Es el hombre de las mil leyendas. El adolescente que se fugó con su novia contra los deseos de su padre, el que lanzó un cóctel molotov contra una sucursal bancaria, el que se exilió en Londres, casi sin dinero, y el que vivía en bares, transformando en canciones sus reflexiones y amoríos junto a uno -o varios- chupitos de tequila. Con sus tropelías y sus correrías nocturnas, pocos son los que pueden negar que Joaquín Sabina se ha ganado a pulso la cara más quimérica de su fama. Pocos, salvo él mismo, que rechaza en su último disco todos los mitos que el mundo ha tenido a bien darle. "Ni rey de los suburbios, ni el Dylan español, ni juglar del asfalto. Lo niego todo", dice el artista en el tema que da nombre al álbum.

Desde el año pasado, su negativa ha recorrido ya medio planeta. Con Lo niego todo ha estado Sabina en Latinoamérica, Estados Unidos, Reino Unido, Francia y casi todos los rincones de España, entre los que incluía el pasado julio A Coruña con un concierto doble con el que agotaba localidades en pocas horas. Mañana, ya en el tramo final de su gira, regresará al Coliseum a las 22.00 horas para encandilar de nuevo al público coruñés con temas como Postdata, Lágrimas de mármol y Quien más quien menos, sin olvidar otros ya tan clásicos como Una canción para Magdalena.

La intensidad de estos versos, recogidos en su trabajo estrella 19 días y 500 noches, es la que Sabina ha recuperado para su álbum más reciente. Después de ocho años de silencio por su reticencia a meterse en un estudio, era la prensa la que ayudaba a la cocción de este decimoctavo disco con el single, surgido a raíz del titular de un periódico chileno que se refería a él como el "profeta del vicio". Desmembrar su propio mito, trocar su fachada de bala perdida por la del señor que llora en las sobremesas "con las películas de amor más cursis", es uno de los propósitos de este trabajo, que busca cambiar la leyenda para retratar al hombre en el que Sabina ha acabado convertido. "Si nunca fue del todo la persona de la que hablan cuando se refieren a él, a estas alturas tiene muy poco que ver con ella", asegura sobre la cuestión Benjamín Prado, que ha sido, junto al productor del álbum -Leiva- y el propio cantante, compañero incansable de este nuevo disco.

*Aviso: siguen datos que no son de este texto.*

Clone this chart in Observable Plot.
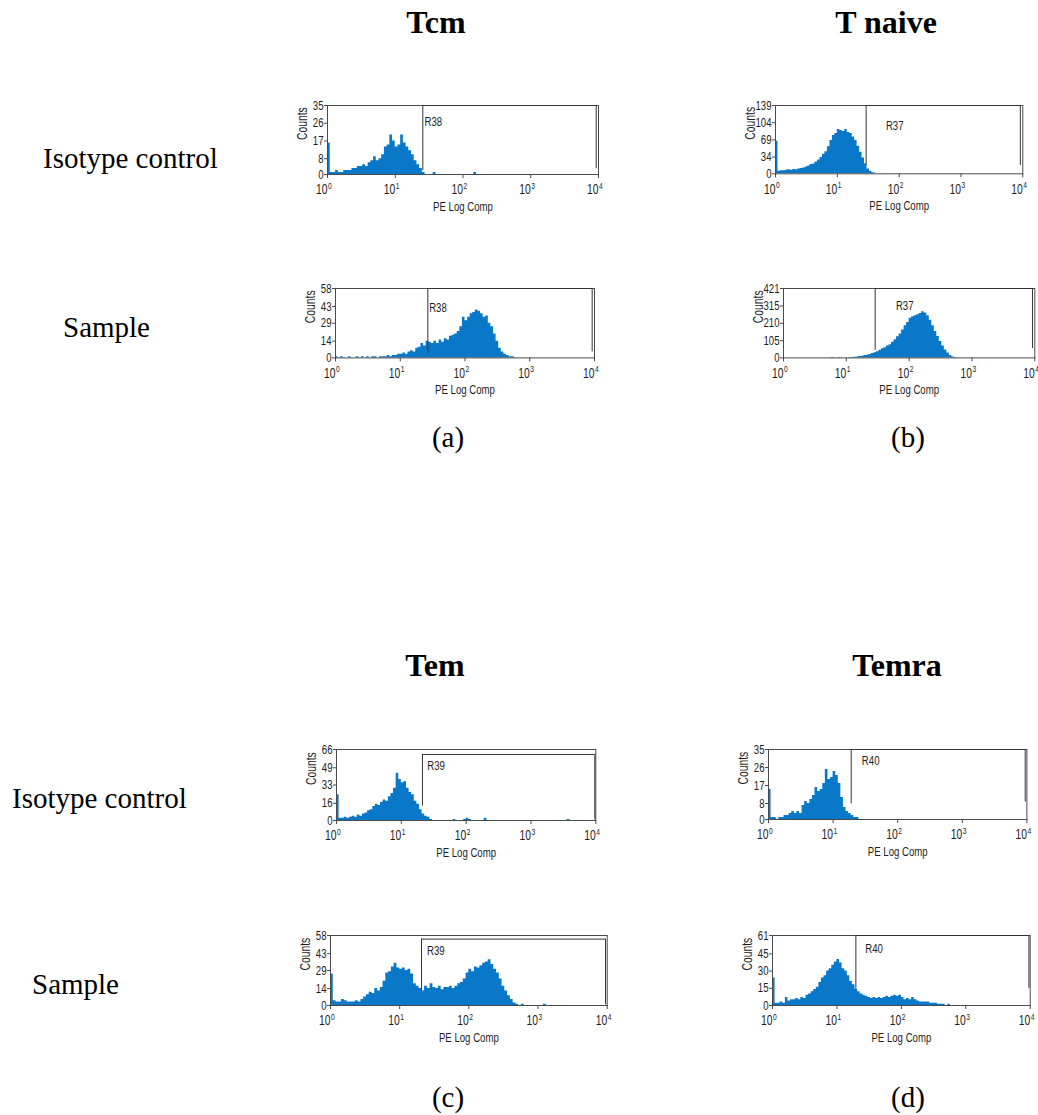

"La historia de Sabina", como la llama el poeta, se ve teñida en sus nuevos versos de esa luz más pausada que le ha dado al artista el atardecer de la vida. A tan solo un año de los 70, el músico no teme referirse a sí mismo ya como un anciano, aunque su actividad, su actitud e incluso su estética de vaqueros y eternas deportivas sigan siendo las de aquella juventud a la que canta en sus canciones. En ellas, emprende la ardua tarea de retratar el envejecimiento sin acabar ahogado en la tristeza. Y lo consigue, usando el tiempo vivido y perdido como combustible, como ha hecho siempre, desde esos primeros poemas que empezaban a rondarle como partituras a los catorce años.

Para la prosa, en cambio, no hay carbón que valga. El cantante, maestro de la lírica, se confiesa pez fuera del agua cuando se embarca en frases sin métrica, una odisea que le ha llevado a posponer una y otra vez el último sueño de su vida: sus memorias. Las de otros, mientras, son una de sus lecturas predilectas. En las esperas de los aeropuertos que propician las giras y en su hogar, donde vive hoy más recluido después de que un infarto cerebral le llevara a cambiar los bares por una vida más sedentaria, la literatura es la fiel acompañante de Sabina. Los libros le salvan de la soledad del músico, igual que hace el público cuando acude emocionado a ver actuar a ese artista que se imaginaba profesor, y que acabó llenando estadios. El Coliseum lo llenará también en el concierto de mañana, donde sonará un relato cuyos efectos, como bien resumía Prado, están claros incluso antes de la primera nota: directo al corazón.